» WHAT NEEDS TO BE DONE: Skip every image and restate the data word for word.

==============================

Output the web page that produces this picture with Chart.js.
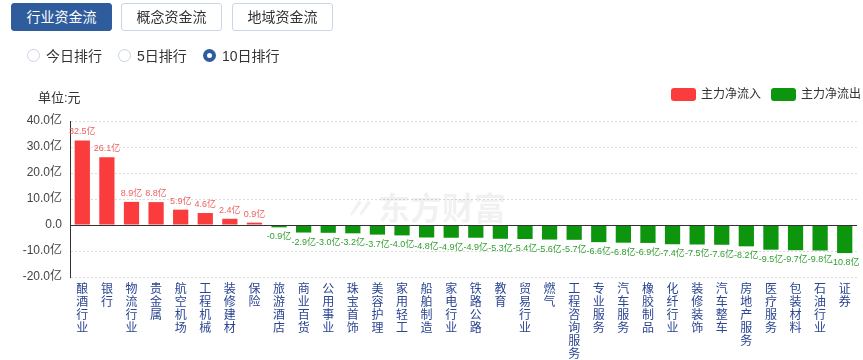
<!DOCTYPE html>
<html>
<head>
<meta charset="utf-8">
<script src="https://cdn.jsdelivr.net/npm/chart.js@4.4.0/dist/chart.umd.min.js"></script>
<style>
  html, body { margin: 0; padding: 0; background: #fff; }
  body { width: 863px; height: 360px; position: relative; overflow: hidden;
         font-family: "Liberation Sans", "Noto Sans CJK SC", sans-serif; color: #333; }
  #c { position: absolute; left: 0; top: 0; }
  .btn { position: absolute; top: 3px; height: 26px; width: 99px; border: 1px solid #c9d5e8;
         border-radius: 3px; background: #fff; font-size: 14px; line-height: 26px; text-align: center; color: #333; }
  .btn.on { background: #2f5c9c; border-color: #2f5c9c; color: #fff; }
  .radio { position: absolute; top: 49px; height: 14px; font-size: 14px; line-height: 14px; }
  .radio i { position: absolute; left: -19px; top: 0px; width: 11px; height: 11px; border: 1px solid #c8d3e3; border-radius: 50%; background: #fff; }
  .radio.on i { width: 5px; height: 5px; border: 4px solid #2f5c9c; }
  .unit { position: absolute; left: 38px; top: 87px; font-size: 13px; }
  .leg { position: absolute; top: 87px; font-size: 12px; line-height: 14px; }
  .leg b { position: absolute; left: -30px; top: 1px; width: 25px; height: 13px; border-radius: 3px; }
</style>
</head>
<body>
<canvas id="c" width="863" height="360"></canvas>
<div class="btn on" style="left:11px">行业资金流</div>
<div class="btn" style="left:121px">概念资金流</div>
<div class="btn" style="left:232px">地域资金流</div>
<div class="radio" style="left:46px"><i></i>今日排行</div>
<div class="radio" style="left:137px"><i></i>5日排行</div>
<div class="radio on" style="left:222px"><i></i>10日排行</div>
<div class="unit">单位:元</div>
<div class="leg" style="left:701px"><b style="background:#fa3c3c"></b>主力净流入</div>
<div class="leg" style="left:801px"><b style="background:#0e950e"></b>主力净流出</div>
<script>
const categories = ["酿酒行业","银行","物流行业","贵金属","航空机场","工程机械","装修建材","保险","旅游酒店","商业百货","公用事业","珠宝首饰","美容护理","家用轻工","船舶制造","家电行业","铁路公路","教育","贸易行业","燃气","工程咨询服务","专业服务","汽车服务","橡胶制品","化纤行业","装修装饰","汽车整车","房地产服务","医疗服务","包装材料","石油行业","证券"];
const values = [32.5,26.1,8.9,8.8,5.9,4.6,2.4,0.9,-0.9,-2.9,-3.0,-3.2,-3.7,-4.0,-4.8,-4.9,-4.9,-5.3,-5.4,-5.6,-5.7,-6.6,-6.8,-6.9,-7.4,-7.5,-7.6,-8.2,-9.5,-9.7,-9.8,-10.8];
const yMin = -20, yMax = 40, yStep = 10;

const RED = '#fa3c3c', GREEN = '#0e950e';

const extras = {
  id: 'extras',
  beforeDatasetsDraw(chart) {
    const {ctx} = chart;
    ctx.save();
    ctx.fillStyle = 'rgba(0,0,0,0.055)';
    ctx.font = 'bold 32px "Noto Sans CJK SC", sans-serif';
    ctx.textBaseline = 'middle';
    ctx.textAlign = 'left';
    ctx.fillText('东方财富', 378, 208);
    ctx.font = 'bold italic 30px "Noto Sans CJK SC", sans-serif';
    ctx.fillText('〃', 343, 208);
    ctx.restore();
  },
  afterDatasetsDraw(chart) {
    const {ctx, chartArea, scales} = chart;
    const y0 = scales.y.getPixelForValue(0);
    ctx.save();
    ctx.strokeStyle = '#333';
    ctx.lineWidth = 1;
    ctx.beginPath();
    ctx.moveTo(chartArea.left, Math.round(y0) + 0.5);
    ctx.lineTo(chartArea.right, Math.round(y0) + 0.5);
    ctx.stroke();
    const meta = chart.getDatasetMeta(0);
    ctx.font = '9px "Liberation Sans", "Noto Sans CJK SC", sans-serif';
    ctx.textAlign = 'center';
    meta.data.forEach((el, i) => {
      const v = values[i];
      const txt = v.toFixed(1) + '亿';
      if (v >= 0) {
        ctx.fillStyle = '#ee6060';
        ctx.textBaseline = 'bottom';
        ctx.fillText(txt, el.x, el.y - 4);
      } else {
        ctx.fillStyle = '#2f9e2f';
        ctx.textBaseline = 'top';
        ctx.fillText(txt, el.x, el.y + 5);
      }
    });
    ctx.restore();
  }
};

new Chart(document.getElementById('c'), {
  type: 'bar',
  data: {
    labels: categories.map(s => s.split('')),
    datasets: [{
      data: values,
      backgroundColor: ctx => (values[ctx.dataIndex] >= 0 ? RED : GREEN),
      barPercentage: 0.62,
      categoryPercentage: 1.0
    }]
  },
  options: {
    responsive: false,
    animation: false,
    layout: { padding: { top: 121, left: 0, right: 6, bottom: 0 } },
    plugins: { legend: { display: false }, tooltip: { enabled: false } },
    scales: {
      x: {
        grid: { display: false, drawTicks: false },
        border: { display: false },
        ticks: {
          autoSkip: false, maxRotation: 0, minRotation: 0, padding: 5,
          color: '#2a4592',
          font: { size: 12, family: '"Noto Sans CJK SC", sans-serif', lineHeight: '13px' }
        },
        afterFit(scale) { scale.height = 83; }
      },
      y: {
        min: yMin, max: yMax,
        grid: { color: '#dcdcdc', drawTicks: false },
        border: { display: true, color: '#333', width: 1, dash: [2, 2] },
        ticks: {
          stepSize: yStep, padding: 8, color: '#444',
          font: { size: 12, family: '"Liberation Sans", "Noto Sans CJK SC", sans-serif' },
          callback: v => (v === 0 ? '0.0' : v.toFixed(1) + '亿')
        },
        afterFit(scale) { scale.width = 70; }
      }
    }
  },
  plugins: [extras]
});
</script>
</body>
</html>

==============================

» OUTPUT BELOW:
Output the web page that produces this picture with Chart.js.
<!DOCTYPE html>
<html>
<head>
<meta charset="utf-8">
<script src="https://cdn.jsdelivr.net/npm/chart.js@4.4.0/dist/chart.umd.min.js"></script>
<style>
  html, body { margin: 0; padding: 0; background: #fff; }
  body { width: 863px; height: 360px; position: relative; overflow: hidden;
         font-family: "Liberation Sans", "Noto Sans CJK SC", sans-serif; color: #333; }
  #c { position: absolute; left: 0; top: 0; }
  .btn { position: absolute; top: 3px; height: 26px; width: 99px; border: 1px solid #c9d5e8;
         border-radius: 3px; background: #fff; font-size: 14px; line-height: 26px; text-align: center; color: #333; }
  .btn.on { background: #2f5c9c; border-color: #2f5c9c; color: #fff; }
  .radio { position: absolute; top: 49px; height: 14px; font-size: 14px; line-height: 14px; }
  .radio i { position: absolute; left: -19px; top: 0px; width: 11px; height: 11px; border: 1px solid #c8d3e3; border-radius: 50%; background: #fff; }
  .radio.on i { width: 5px; height: 5px; border: 4px solid #2f5c9c; }
  .unit { position: absolute; left: 38px; top: 87px; font-size: 13px; }
  .leg { position: absolute; top: 87px; font-size: 12px; line-height: 14px; }
  .leg b { position: absolute; left: -30px; top: 1px; width: 25px; height: 13px; border-radius: 3px; }
</style>
</head>
<body>
<canvas id="c" width="863" height="360"></canvas>
<div class="btn on" style="left:11px">行业资金流</div>
<div class="btn" style="left:121px">概念资金流</div>
<div class="btn" style="left:232px">地域资金流</div>
<div class="radio" style="left:46px"><i></i>今日排行</div>
<div class="radio" style="left:137px"><i></i>5日排行</div>
<div class="radio on" style="left:222px"><i></i>10日排行</div>
<div class="unit">单位:元</div>
<div class="leg" style="left:701px"><b style="background:#fa3c3c"></b>主力净流入</div>
<div class="leg" style="left:801px"><b style="background:#0e950e"></b>主力净流出</div>
<script>
const categories = ["酿酒行业","银行","物流行业","贵金属","航空机场","工程机械","装修建材","保险","旅游酒店","商业百货","公用事业","珠宝首饰","美容护理","家用轻工","船舶制造","家电行业","铁路公路","教育","贸易行业","燃气","工程咨询服务","专业服务","汽车服务","橡胶制品","化纤行业","装修装饰","汽车整车","房地产服务","医疗服务","包装材料","石油行业","证券"];
const values = [32.5,26.1,8.9,8.8,5.9,4.6,2.4,0.9,-0.9,-2.9,-3.0,-3.2,-3.7,-4.0,-4.8,-4.9,-4.9,-5.3,-5.4,-5.6,-5.7,-6.6,-6.8,-6.9,-7.4,-7.5,-7.6,-8.2,-9.5,-9.7,-9.8,-10.8];
const yMin = -20, yMax = 40, yStep = 10;

const RED = '#fa3c3c', GREEN = '#0e950e';

const extras = {
  id: 'extras',
  beforeDatasetsDraw(chart) {
    const {ctx} = chart;
    ctx.save();
    ctx.fillStyle = 'rgba(0,0,0,0.055)';
    ctx.font = 'bold 32px "Noto Sans CJK SC", sans-serif';
    ctx.textBaseline = 'middle';
    ctx.textAlign = 'left';
    ctx.fillText('东方财富', 378, 208);
    ctx.font = 'bold italic 30px "Noto Sans CJK SC", sans-serif';
    ctx.fillText('〃', 343, 208);
    ctx.restore();
  },
  afterDatasetsDraw(chart) {
    const {ctx, chartArea, scales} = chart;
    const y0 = scales.y.getPixelForValue(0);
    ctx.save();
    ctx.strokeStyle = '#333';
    ctx.lineWidth = 1;
    ctx.beginPath();
    ctx.moveTo(chartArea.left, Math.round(y0) + 0.5);
    ctx.lineTo(chartArea.right, Math.round(y0) + 0.5);
    ctx.stroke();
    const meta = chart.getDatasetMeta(0);
    ctx.font = '9px "Liberation Sans", "Noto Sans CJK SC", sans-serif';
    ctx.textAlign = 'center';
    meta.data.forEach((el, i) => {
      const v = values[i];
      const txt = v.toFixed(1) + '亿';
      if (v >= 0) {
        ctx.fillStyle = '#ee6060';
        ctx.textBaseline = 'bottom';
        ctx.fillText(txt, el.x, el.y - 4);
      } else {
        ctx.fillStyle = '#2f9e2f';
        ctx.textBaseline = 'top';
        ctx.fillText(txt, el.x, el.y + 5);
      }
    });
    ctx.restore();
  }
};

new Chart(document.getElementById('c'), {
  type: 'bar',
  data: {
    labels: categories.map(s => s.split('')),
    datasets: [{
      data: values,
      backgroundColor: ctx => (values[ctx.dataIndex] >= 0 ? RED : GREEN),
      barPercentage: 0.62,
      categoryPercentage: 1.0
    }]
  },
  options: {
    responsive: false,
    animation: false,
    layout: { padding: { top: 121, left: 0, right: 6, bottom: 0 } },
    plugins: { legend: { display: false }, tooltip: { enabled: false } },
    scales: {
      x: {
        grid: { display: false, drawTicks: false },
        border: { display: false },
        ticks: {
          autoSkip: false, maxRotation: 0, minRotation: 0, padding: 5,
          color: '#2a4592',
          font: { size: 12, family: '"Noto Sans CJK SC", sans-serif', lineHeight: '13px' }
        },
        afterFit(scale) { scale.height = 83; }
      },
      y: {
        min: yMin, max: yMax,
        grid: { color: '#dcdcdc', drawTicks: false },
        border: { display: true, color: '#333', width: 1, dash: [2, 2] },
        ticks: {
          stepSize: yStep, padding: 8, color: '#444',
          font: { size: 12, family: '"Liberation Sans", "Noto Sans CJK SC", sans-serif' },
          callback: v => (v === 0 ? '0.0' : v.toFixed(1) + '亿')
        },
        afterFit(scale) { scale.width = 70; }
      }
    }
  },
  plugins: [extras]
});
</script>
</body>
</html>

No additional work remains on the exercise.